Effect of Adaptive Support Ventilation Weaning Mode in Conventional or Standard Methods on Respiratory and Hemodynamic Performance Indices: A Randomized Clinical Trial




Background: Adaptive support ventilation (ASV) is one of the advanced modes of ventilation. The available evidence regarding the process of tracheal extubation indicates that staff working in intensive care unit usually performs the weaning process according to their own experiences and conventional methods. Objectives: This study aimed to assess the effect of weaning with adaptive support ventilation in two conventional or standard methods on respiratory and hemodynamic performance indices in patients undergoing coronary artery bypass graft (CABG) surgery. Methods: In this clinical trial, 100 patients candidate for coronary artery bypass graft (CABG) surgery at Jamaran hospital were allocated to experimental and control groups in 2015. Each group had patients. The conventional method of ASV was used in the control group without any intervention, while the standard method of ASV was applied in the experimental group. The groups were compared in terms of arterial blood gases, vital signs, atelectasis, and duration of weaning process. Results: There was no statistically significant difference between the experimental and control groups in terms of demographic variables and disease history.
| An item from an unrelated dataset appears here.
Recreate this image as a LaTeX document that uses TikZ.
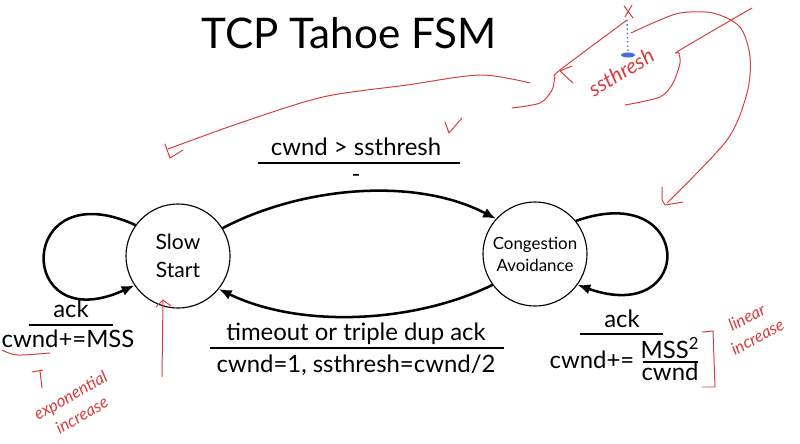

Also, duration of mechanical ventilation and weaning process, duration of the patient’s trigger to the tracheal extubation as well as other respiratory performance indicators and vital signs were similar between the groups (P > 0.05). Conclusions: The results of this study indicate that in stable patients who have no history of lung problems, there is no need to apply the difficult weaning protocol. These patients can be weaned without any complication.